The practice adopted by the DA to extend the time limit by wholly borrowing proviso to Rule 17(1) of Anti-Dumping Rules, is contrary to its practice. In case of a sunset review, the DA ‘mutatis mutandis’ applies other provisions by suitably modifying them but in case of time limit, the proviso to Rule 17(1) is applied as it is, without any change. For example, though Rule 17(1) (b) provides that the anti-dumping duty to be imposed should be equivalent to the lesser of dumping margin or injury margin, however, contrary to the aforesaid rules, on several occasions, the Designated Authority has recommended continued imposition of anti-dumping duty, irrespective of the dumping margin or injury margin so determined in the review.[see end note 7], [see end note 8]. The Designated Authority in these cases, in light of the specific provision under Rule 23(1B) overcame the application of Rule 17(1)(b) while recommending anti-dumping duty.
Perhaps the only way by which DA extends the time period in case of review is by considering that Rule 23(3) will be applicable to all kind of reviews. Thus once Rule 17(1) is applied mutatis mutandis, its proviso also gets applied, which is linked to Rule 17(1). But this interpretation is also debatable as it will give way to new questions such as (i) whether with Rule 17(1), its proviso may also be borrowed; (ii) If both may be borrowed, then whether Rule 23(2) have any significance; and (iii) If time limit under Rule 17(1) may not be borrowed, then whether only its proviso may be borrowed and be read with Rule 23(2)?
Effect & Conclusion
Anti-Dumping provisions mandate that unless there is dumping by exporters leading to injury to the established industry in India, there cannot be any anti-dumping duty imposed. Review proceedings require that in case sufficient evidence exists for non-continuation of anti-dumping duty in a sunset review or for termination/reduction of anti-dumping duty in a mid-term review, the DA is required to make appropriate recommendation in time so that the duty may be terminated/reduced accordingly at the earliest. In other words, if the period to conclude the review is allowed to be extended, collection of anti-dumping duty will continue illegally in an unjustified manner for longer period, though there may not be a need for anti-dumping duty.
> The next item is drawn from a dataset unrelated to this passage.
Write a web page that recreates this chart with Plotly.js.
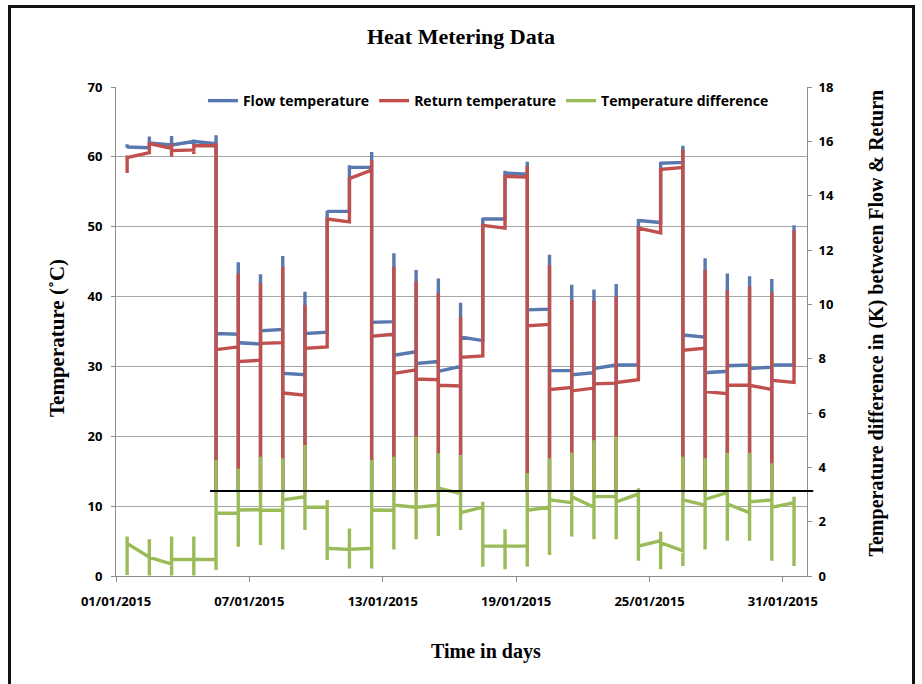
<!DOCTYPE html>
<html>
<head>
<meta charset="utf-8">
<script src="https://cdn.plot.ly/plotly-3.0.1.min.js"></script>
<style>
  html, body { margin: 0; padding: 0; background: #fff; }
  #wrap { position: relative; width: 922px; height: 684px; overflow: hidden; }
  #chart { position: absolute; left: 0; top: 0; width: 922px; height: 684px; }
  #frame { position: absolute; left: 8px; top: 5px; width: 907px; height: 700px;
           border: 3px solid #111; box-sizing: border-box; pointer-events: none; }
</style>
</head>
<body>
<div id="wrap">
  <div id="chart"></div>
  <div id="frame"></div>
</div>
<script>
// ---- Days (one reading block per day) ----
const days = ['2015-01-01','2015-01-02','2015-01-03','2015-01-04','2015-01-05','2015-01-06',
  '2015-01-07','2015-01-08','2015-01-09','2015-01-10','2015-01-11','2015-01-12','2015-01-13',
  '2015-01-14','2015-01-15','2015-01-16','2015-01-17','2015-01-18','2015-01-19','2015-01-20',
  '2015-01-21','2015-01-22','2015-01-23','2015-01-24','2015-01-25','2015-01-26','2015-01-27',
  '2015-01-28','2015-01-29','2015-01-30','2015-01-31'];
const readTime = '12:00';

// ---- Flow temperature (°C) ----
// daily spike extremes (31 days)
const flowHigh = [61.8,62.9,63.0,62.5,63.1,44.9,43.2,45.8,40.7,52.3,58.8,60.7,46.2,43.8,42.6,39.1,
  51.3,58.0,59.3,46.0,41.7,41.0,41.8,51.1,59.3,61.6,45.5,43.3,42.9,42.5,50.2];
const flowLow = [61.3,61.3,61.7,61.7,12,12,12,12,12,34.9,52.2,12,12,12,12,12,
  33.7,51.1,12,12,12,12,12,30.2,50.6,12,12,12,12,12,30.2];
// level at start / end of each daily segment (30 segments)
const flowStart = [61.4,62.0,61.7,62.2,34.7,33.4,35.1,29.0,34.7,52.2,58.5,36.3,31.6,30.4,29.3,
  34.2,51.1,57.7,38.1,29.4,28.8,29.7,30.2,50.9,59.1,34.5,29.1,30.1,29.7,30.2];
const flowEnd = [61.3,61.7,62.2,61.9,34.6,33.2,35.3,28.8,34.9,52.2,58.5,36.4,32.1,30.7,30.0,
  33.7,51.1,57.5,38.2,29.4,29.1,30.2,30.2,50.6,59.2,34.2,29.3,30.2,29.9,30.2];

// ---- Return temperature (°C) ----
const retHigh = [60.2,62.0,61.9,61.8,62.0,43.3,41.9,44.3,38.8,51.1,57.0,59.5,44.3,42.2,40.5,37.1,
  50.2,57.2,58.7,44.5,39.5,39.4,40.0,49.8,58.4,61.0,43.8,40.9,41.4,40.6,49.5];
const retLow = [57.7,60.5,60.0,60.4,12,12,12,12,12,32.8,50.7,12,12,12,12,12,
  31.5,49.8,12,12,12,12,12,28.1,49.1,12,12,12,12,12,27.7];
const retStart = [59.9,61.9,60.9,61.6,32.4,30.7,33.3,26.2,32.6,51.1,56.9,34.3,29.0,28.2,27.3,
  31.3,50.2,57.2,35.8,26.7,26.5,27.5,27.7,49.8,58.2,32.3,26.4,27.3,27.3,28.0];
const retEnd = [60.6,61.2,61.0,61.6,32.8,30.9,33.4,25.9,32.8,50.7,58.1,34.6,29.5,28.1,27.2,
  31.5,49.8,57.1,36.0,27.0,26.9,27.6,28.1,49.1,58.5,32.6,26.1,27.3,26.7,27.7];

// ---- Temperature difference (K) ----
const diffHigh = [1.45,1.35,1.45,1.45,4.27,3.96,4.39,4.33,4.82,2.80,1.75,4.27,4.39,5.13,4.52,4.45,
  2.73,1.72,3.78,4.33,4.54,5.00,5.13,3.23,1.63,4.39,4.33,4.54,4.54,4.15,2.92];
const diffLow = [0.04,0.02,0.02,0.02,0.22,1.08,1.14,0.98,1.69,0.59,0.28,0.28,0.98,1.35,1.47,1.69,
  0.34,0.25,0.34,0.77,1.45,1.35,1.35,0.56,0.25,0.37,0.98,1.30,1.30,0.56,0.37];
const diffStart = [1.20,0.69,0.61,0.61,2.31,2.43,2.43,2.80,2.53,1.02,0.98,2.43,2.61,2.53,3.23,
  2.33,1.10,1.10,2.42,2.80,2.92,2.92,2.73,1.10,1.23,2.80,2.82,2.65,2.73,2.53];
const diffEnd = [0.69,0.44,0.61,0.61,2.31,2.44,2.42,2.92,2.53,0.98,1.02,2.42,2.53,2.61,3.04,
  2.53,1.10,1.10,2.53,2.70,2.53,2.92,3.02,1.30,0.93,2.61,3.07,2.33,2.80,2.70];

// ---- Reference line (K) ----
const thresholdK = 3.13;
const thresholdFrom = '2015-01-05 05:30';

const seriesNames = ['Flow temperature','Return temperature','Temperature difference'];
const colors = ['#5878b0','#c0504d','#9bbb59'];
const titles = {
  chart: 'Heat Metering Data',
  x: 'Time in days',
  y: 'Temperature (˚C)',
  y2: 'Temperature difference in (K) between Flow &amp; Return'
};

function buildPath(high, low, start, end) {
  const x = [], y = [];
  for (let i = 0; i < days.length; i++) {
    const t = days[i] + ' ' + readTime;
    if (i > 0) { x.push(t); y.push(end[i - 1]); }
    x.push(t); y.push(high[i]);
    x.push(t); y.push(low[i]);
    if (i < start.length) { x.push(t); y.push(start[i]); }
  }
  return { x, y };
}

const pF = buildPath(flowHigh, flowLow, flowStart, flowEnd);
const pR = buildPath(retHigh, retLow, retStart, retEnd);
const pD = buildPath(diffHigh, diffLow, diffStart, diffEnd);

const lw = 3.4;
const traces = [
  { x: pF.x, y: pF.y, name: seriesNames[0], type: 'scatter', mode: 'lines',
    line: { color: colors[0], width: lw }, yaxis: 'y' },
  { x: pR.x, y: pR.y, name: seriesNames[1], type: 'scatter', mode: 'lines',
    line: { color: colors[1], width: lw }, yaxis: 'y' },
  { x: pD.x, y: pD.y, name: seriesNames[2], type: 'scatter', mode: 'lines',
    line: { color: colors[2], width: lw }, yaxis: 'y2' }
];

const xRange = ['2015-01-01', '2015-02-01 02:00'];
const t0 = new Date(xRange[0].replace(' ', 'T') + 'Z').getTime();
const t1 = new Date(xRange[1].replace(' ', 'T') + 'Z').getTime();
const tTh = new Date(thresholdFrom.replace(' ', 'T') + 'Z').getTime();

const tickFont = { family: 'Open Sans, sans-serif', size: 13, color: '#000', weight: 'bold' };
const serif = 'Liberation Serif, Times New Roman, serif';
const axisGray = '#8c8c8c';

const layout = {
  width: 922, height: 684,
  margin: { l: 116, r: 115, t: 87, b: 108 },
  paper_bgcolor: '#fff', plot_bgcolor: '#fff',
  title: { text: titles.chart, font: { family: serif, size: 22, color: '#000', weight: 'bold' },
           x: 0.5, xref: 'container', y: 1 - 36 / 684, yref: 'container', yanchor: 'middle' },
  showlegend: true,
  legend: { orientation: 'h', x: 0.1258, y: 1.004, xanchor: 'left', yanchor: 'top',
            font: { family: 'Open Sans, sans-serif', size: 14, color: '#000', weight: 'bold' },
            bgcolor: 'rgba(0,0,0,0)', tracegroupgap: 0 },
  xaxis: {
    type: 'date', range: xRange, tick0: '2015-01-01', dtick: 6 * 86400000,
    tickformat: '%d/%m/%Y', ticks: 'outside', ticklen: 5, tickcolor: axisGray,
    showline: true, linecolor: axisGray, linewidth: 1, showgrid: false, zeroline: false,
    tickfont: tickFont, ticklabelstandoff: 8
  },
  yaxis: {
    range: [0, 70], dtick: 10, ticks: 'outside', ticklen: 4, tickcolor: axisGray,
    showline: true, linecolor: axisGray, showgrid: true, gridcolor: '#a6a6a6', gridwidth: 1,
    zeroline: false, tickfont: tickFont, ticklabelstandoff: 6
  },
  yaxis2: {
    range: [0, 18], dtick: 2, overlaying: 'y', side: 'right', ticks: 'outside', ticklen: 4,
    tickcolor: axisGray, showline: true, linecolor: axisGray, showgrid: false, zeroline: false,
    tickfont: tickFont, ticklabelstandoff: 4
  },
  annotations: [
    { text: titles.x, xref: 'paper', yref: 'paper', x: 0.5355, y: -0.1554,
      xanchor: 'center', yanchor: 'middle', showarrow: false,
      font: { family: serif, size: 20, color: '#000', weight: 'bold' } },
    { text: titles.y, xref: 'paper', yref: 'paper', x: -0.0854, y: 0.4867, textangle: -90,
      xanchor: 'center', yanchor: 'middle', showarrow: false,
      font: { family: serif, size: 21, color: '#000', weight: 'bold' } },
    { text: titles.y2, xref: 'paper', yref: 'paper', x: 1.0999, y: 0.5164, textangle: -90,
      xanchor: 'center', yanchor: 'middle', showarrow: false,
      font: { family: serif, size: 20, color: '#000', weight: 'bold' } }
  ],
  shapes: [{
    type: 'line', xref: 'paper', yref: 'y2',
    x0: (tTh - t0) / (t1 - t0), x1: 1.009, y0: thresholdK, y1: thresholdK,
    line: { color: '#000', width: 2 }
  }]
};

Plotly.newPlot('chart', traces, layout, { displayModeBar: false, staticPlot: true });
</script>
</body>
</html>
Even in case of domestic industry, if the review is extended for a further period of six months and if the existing anti-dumping duty lapses, there would not be an anti-dumping duty protection to the domestic industry after the end of one year as it would break the continuity of the anti-dumping duty, prejudicing the continuation of duty in case of likelihood of continuation of dumping and injury, for a further period of five years.
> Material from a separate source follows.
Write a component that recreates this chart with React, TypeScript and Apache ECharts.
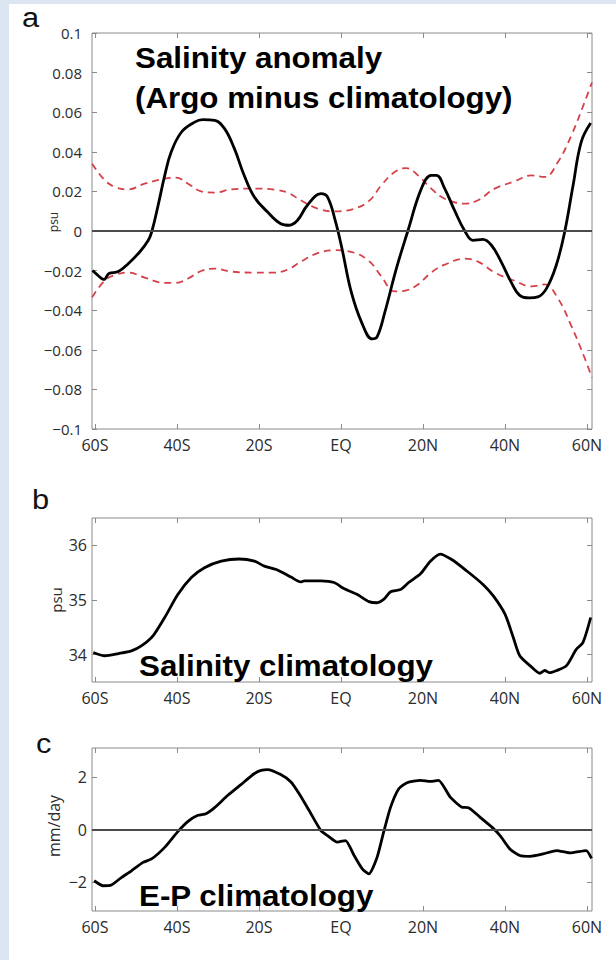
import { useEffect, useRef } from "react";
import * as echarts from "echarts";

// ---------- data ----------
const latTicks = [-60, -40, -20, 0, 20, 40, 60];
const latTickLabels = ["60S", "40S", "20S", "EQ", "20N", "40N", "60N"];

// panel a: salinity anomaly (Argo minus climatology), psu
const anomalyLat = [
  -60.6, -59.5, -57.8, -56.6, -54.3, -51.9, -49.1, -47.0, -46.1, -44.6, -43.0, -41.4, -38.9, -35.7,
  -33.7, -30.8, -28.4, -26.0, -23.6, -21.1, -17.9, -14.7, -12.6, -10.6, -8.2, -4.9, -3.3, -1.3, 0.3,
  2.5, 5.0, 7.6, 8.8, 10.7, 13.5, 16.3, 19.6, 22.0, 23.3, 25.3, 27.7, 30.2, 32.2, 34.6, 36.7, 39.1,
  41.5, 43.6, 46.0, 48.0, 50.1, 52.5, 54.6, 56.6, 58.6, 60.9,
];
const anomalyVal = [
  -0.02, -0.022, -0.0245, -0.0215, -0.0205, -0.0165, -0.0106, -0.0047, 0, 0.013, 0.028, 0.04, 0.05,
  0.055, 0.0562, 0.0559, 0.0517, 0.0416, 0.028, 0.017, 0.0096, 0.0037, 0.0029, 0.0054, 0.013, 0.0189,
  0.0172, 0.0045, -0.0095, -0.0308, -0.046, -0.0545, -0.0535, -0.041, -0.019, 0, 0.0214, 0.0281,
  0.0281, 0.0214, 0.0104, 0, -0.0047, -0.0042, -0.0072, -0.0157, -0.0258, -0.0325, -0.0338, -0.0333,
  -0.0291, -0.0173, 0, 0.023, 0.045, 0.0545,
];

// panel a: error bounds (red dashed)
const boundLat = [
  -60.7, -57.6, -55.1, -51.9, -47.9, -43.0, -40.2, -37.3, -34.1, -30.8, -26.8, -21.1, -16.3, -13.0,
  -9.8, -5.7, -1.7, 3.3, 7.0, 9.8, 13.1, 15.9, 18.8, 22.0, 25.3, 30.2, 33.4, 37.5, 42.4, 46.4, 49.7,
  52.9, 56.2, 59.4, 61.2,
];
const upperBound = [
  0.034, 0.0256, 0.0222, 0.021, 0.0239, 0.0264, 0.027, 0.0239, 0.02, 0.0194, 0.021, 0.0214, 0.0209,
  0.0194, 0.0155, 0.0113, 0.0099, 0.0113, 0.0155, 0.023, 0.0298, 0.0318, 0.0281, 0.0214, 0.0163,
  0.0138, 0.0155, 0.0214, 0.0251, 0.0281, 0.0273, 0.0348, 0.0483, 0.065, 0.075,
];
const lowerBound = [
  -0.0335, -0.025, -0.0222, -0.021, -0.0235, -0.0262, -0.0262, -0.024, -0.0202, -0.019, -0.0205,
  -0.021, -0.021, -0.0195, -0.0155, -0.0112, -0.0097, -0.011, -0.0155, -0.0228, -0.0305, -0.03,
  -0.027, -0.021, -0.017, -0.014, -0.0155, -0.021, -0.0252, -0.028, -0.027, -0.034, -0.048, -0.064,
  -0.074,
];

// panel b: salinity climatology, psu
const salinityLat = [
  -60.4, -57.6, -54.3, -51.1, -48.7, -45.8, -43.0, -39.8, -36.5, -33.3, -29.2, -24.8, -21.1, -18.7,
  -15.5, -12.2, -9.8, -9.0, -4.9, -1.7, 0.7, 4.0, 6.8, 8.8, 10.4, 12.1, 14.5, 16.5, 19.4, 21.8, 24.2,
  27.0, 30.7, 34.7, 37.2, 40.0, 42.0, 43.6, 46.1, 48.5, 49.7, 50.9, 52.6, 55.0, 57.4, 59.0, 60.9,
];
const salinityVal = [
  34.04, 33.98, 34.02, 34.07, 34.16, 34.35, 34.68, 35.1, 35.41, 35.59, 35.71, 35.75, 35.71, 35.62,
  35.55, 35.42, 35.33, 35.35, 35.35, 35.32, 35.21, 35.1, 34.97, 34.95, 35.01, 35.15, 35.19, 35.32,
  35.48, 35.71, 35.84, 35.74, 35.53, 35.28, 35.07, 34.74, 34.32, 33.98, 33.8, 33.66, 33.71, 33.67,
  33.71, 33.8, 34.1, 34.22, 34.68,
];

// panel c: E-P climatology, mm/day
const epLat = [
  -60.2, -58.0, -56.0, -53.5, -51.1, -48.3, -46.2, -43.0, -39.8, -37.3, -34.9, -32.9, -30.9, -27.6,
  -24.4, -21.1, -19.5, -17.9, -14.7, -12.2, -10.2, -7.8, -4.9, -3.3, -0.9, 1.1, 3.2, 5.2, 6.8, 8.8,
  10.4, 12.1, 14.1, 16.1, 19.4, 21.8, 23.8, 26.6, 29.5, 31.1, 33.9, 36.8, 38.8, 41.2, 43.6, 46.1,
  49.3, 52.6, 55.8, 59.8, 61.1,
];
const epVal = [
  -1.95, -2.14, -2.11, -1.82, -1.57, -1.25, -1.12, -0.68, -0.08, 0.31, 0.54, 0.6, 0.82, 1.3, 1.71,
  2.13, 2.25, 2.28, 2.09, 1.81, 1.36, 0.73, -0.04, -0.23, -0.48, -0.42, -0.99, -1.5, -1.69, -1.06,
  -0.1, 0.85, 1.55, 1.78, 1.87, 1.83, 1.87, 1.24, 0.85, 0.83, 0.47, 0.09, -0.23, -0.74, -0.99, -1.02,
  -0.93, -0.8, -0.89, -0.8, -1.1,
];

const salinityTicks = [34, 35, 36];
const epTicks = [-2, 0, 2];

// ---------- layout / style constants ----------
const LAT_MIN = -60.73;
const LAT_MAX = 61.22;
const TICK_FONT = '"Open Sans", "Noto Sans", sans-serif';
const TITLE_FONT = '"Liberation Sans", Arial, sans-serif';
const BOX = "#8a8a8a";
const LABEL = "#2b2b2b";

const zip = (xs: number[], ys: number[]) => xs.map((x, i) => [x, ys[i]]);
const minus = (s: string) => s.replace("-", "\u2212");
const latLabel = (v: number) => {
  const i = latTicks.indexOf(Math.round(v));
  return i >= 0 ? latTickLabels[i] : "";
};

export default function App() {
  const ref = useRef<HTMLDivElement>(null);

  useEffect(() => {
    if (!ref.current) return;
    const chart = echarts.init(ref.current, undefined, { renderer: "svg" });

    const grids = [
      { left: 92, top: 33, width: 500, height: 396 },
      { left: 92, top: 518, width: 500, height: 164 },
      { left: 92, top: 748, width: 500, height: 163 },
    ].map((g) => ({
      ...g,
      show: true,
      borderColor: BOX,
      borderWidth: 1,
      backgroundColor: "#ffffff",
      containLabel: false,
    }));

    const hiddenLine = { show: false, onZero: false };

    const xAxes: any[] = [];
    [0, 1, 2].forEach((gi) => {
      xAxes.push({
        type: "value",
        gridIndex: gi,
        position: "bottom",
        min: LAT_MIN,
        max: LAT_MAX,
        axisLine: hiddenLine,
        splitLine: { show: false },
        axisTick: {
          show: true,
          inside: true,
          length: 5,
          customValues: latTicks,
          lineStyle: { color: BOX, width: 1 },
        },
        axisLabel: {
          show: true,
          customValues: latTicks,
          formatter: (v: number) => latLabel(v),
          fontFamily: TICK_FONT,
          fontSize: 16,
          color: LABEL,
          margin: 8,
        },
      });
      xAxes.push({
        type: "value",
        gridIndex: gi,
        position: "top",
        min: LAT_MIN,
        max: LAT_MAX,
        axisLine: hiddenLine,
        splitLine: { show: false },
        axisLabel: { show: false },
        axisTick: {
          show: true,
          inside: true,
          length: 5,
          customValues: latTicks,
          lineStyle: { color: BOX, width: 1 },
        },
      });
    });

    const yDefs = [
      {
        min: -0.1,
        max: 0.1,
        interval: 0.02,
        custom: undefined as number[] | undefined,
        fmt: (v: number) => minus(String(Math.round(v * 100) / 100)),
        fontSize: 15,
        margin: 10,
      },
      {
        min: 33.5,
        max: 36.5,
        interval: undefined as number | undefined,
        custom: salinityTicks,
        fmt: (v: number) => String(v),
        fontSize: 16,
        margin: 5,
      },
      {
        min: -3.1,
        max: 3.1,
        interval: undefined as number | undefined,
        custom: epTicks,
        fmt: (v: number) => minus(String(v)),
        fontSize: 16,
        margin: 5,
      },
    ];
    const yAxes: any[] = [];
    yDefs.forEach((d, gi) => {
      const tick: any = {
        show: true,
        inside: true,
        length: 5,
        lineStyle: { color: BOX, width: 1 },
      };
      const label: any = {
        show: true,
        formatter: d.fmt,
        fontFamily: TICK_FONT,
        fontSize: d.fontSize,
        color: LABEL,
        margin: d.margin,
      };
      if (d.custom) {
        tick.customValues = d.custom;
        label.customValues = d.custom;
      }
      const base: any = {
        type: "value",
        gridIndex: gi,
        min: d.min,
        max: d.max,
        axisLine: hiddenLine,
        splitLine: { show: false },
      };
      if (d.interval) base.interval = d.interval;
      yAxes.push({ ...base, position: "left", axisTick: tick, axisLabel: label });
      yAxes.push({ ...base, position: "right", axisTick: { ...tick }, axisLabel: { show: false } });
    });

    const zeroLine = {
      silent: true,
      symbol: ["none", "none"],
      label: { show: false },
      lineStyle: { color: "#4a4a4a", width: 1.8, type: "solid" },
      data: [{ yAxis: 0 }],
    };

    const dashed = {
      color: "#d5414b",
      width: 1.8,
      type: [7, 5],
    };

    const series: any[] = [
      {
        type: "line",
        name: "upper",
        xAxisIndex: 0,
        yAxisIndex: 0,
        data: zip(boundLat, upperBound),
        showSymbol: false,
        smooth: 0.4,
        lineStyle: dashed,
        z: 2,
      },
      {
        type: "line",
        name: "lower",
        xAxisIndex: 0,
        yAxisIndex: 0,
        data: zip(boundLat, lowerBound),
        showSymbol: false,
        smooth: 0.4,
        lineStyle: dashed,
        z: 2,
      },
      {
        type: "line",
        name: "anomaly",
        xAxisIndex: 0,
        yAxisIndex: 0,
        data: zip(anomalyLat, anomalyVal),
        showSymbol: false,
        smooth: 0.4,
        lineStyle: { color: "#000", width: 2.8 },
        markLine: zeroLine,
        z: 3,
      },
      {
        type: "line",
        name: "salinity",
        xAxisIndex: 2,
        yAxisIndex: 2,
        data: zip(salinityLat, salinityVal),
        showSymbol: false,
        smooth: 0.25,
        lineStyle: { color: "#000", width: 2.8 },
        z: 3,
      },
      {
        type: "line",
        name: "ep",
        xAxisIndex: 4,
        yAxisIndex: 4,
        data: zip(epLat, epVal),
        showSymbol: false,
        smooth: 0.2,
        lineStyle: { color: "#000", width: 2.8 },
        markLine: zeroLine,
        z: 3,
      },
    ];

    const title = (text: string, x: number, y: number) => ({
      type: "text",
      x,
      y,
      scaleX: 1.08,
      z: 100,
      style: {
        text,
        fill: "#000",
        font: `bold 29px ${TITLE_FONT}`,
        textAlign: "left",
        textVerticalAlign: "middle",
      },
    });
    const letter = (text: string, x: number, y: number) => ({
      type: "text",
      x,
      y,
      scaleX: 1.1,
      z: 100,
      style: {
        text,
        fill: "#111",
        font: `28px ${TITLE_FONT}`,
        textAlign: "left",
        textVerticalAlign: "middle",
      },
    });
    const yName = (text: string, x: number, y: number, size: number) => ({
      type: "text",
      x,
      y,
      rotation: Math.PI / 2,
      z: 100,
      style: {
        text,
        fill: LABEL,
        font: `${size}px ${TICK_FONT}`,
        textAlign: "center",
        textVerticalAlign: "middle",
      },
    });

    chart.setOption({
      animation: false,
      backgroundColor: "transparent",
      grid: grids,
      xAxis: xAxes,
      yAxis: yAxes,
      series,
      graphic: [
        letter("a", 22, 17),
        letter("b", 32, 499),
        letter("c", 36, 743),
        title("Salinity anomaly", 135, 58),
        title("(Argo minus climatology)", 135, 98),
        title("Salinity climatology", 139, 666),
        title("E-P climatology", 139, 896),
        yName("psu", 53, 222, 12),
        yName("psu", 55.5, 600, 15),
        yName("mm/day", 54, 826, 16),
      ],
    });

    return () => chart.dispose();
  }, []);

  return (
    <div
      style={{
        position: "absolute",
        left: 0,
        top: 0,
        width: 616,
        height: 960,
        background: "#dce6f2",
        overflow: "hidden",
      }}
    >
      <div
        style={{
          position: "absolute",
          left: 9,
          top: 4,
          right: 0,
          bottom: 0,
          background: "#ffffff",
        }}
      />
      <div ref={ref} style={{ position: "absolute", left: 0, top: 0, width: 616, height: 960 }} />
    </div>
  );
}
As said earlier, by not amending Rule 23(2) at the time of amendment of Rule 23(1), Rule 23(2) is stricto-sensu not applicable to Rules 23(1A) and (1B). However, if both the rules are read in conjunction with Rule 23(1), it will be clear that Rule 23(2) is applicable in case of Rules 23(1A) and (1B) as well. The issue thus remains open ended, which may only be clarified upon a suitable amendment to the rules. Until then, the time limit for reviews in India will remain a hotly contested topic.
[The author is a Senior Associate, International Trade Team, Lakshmikumaran & Sridharan, New Delhi]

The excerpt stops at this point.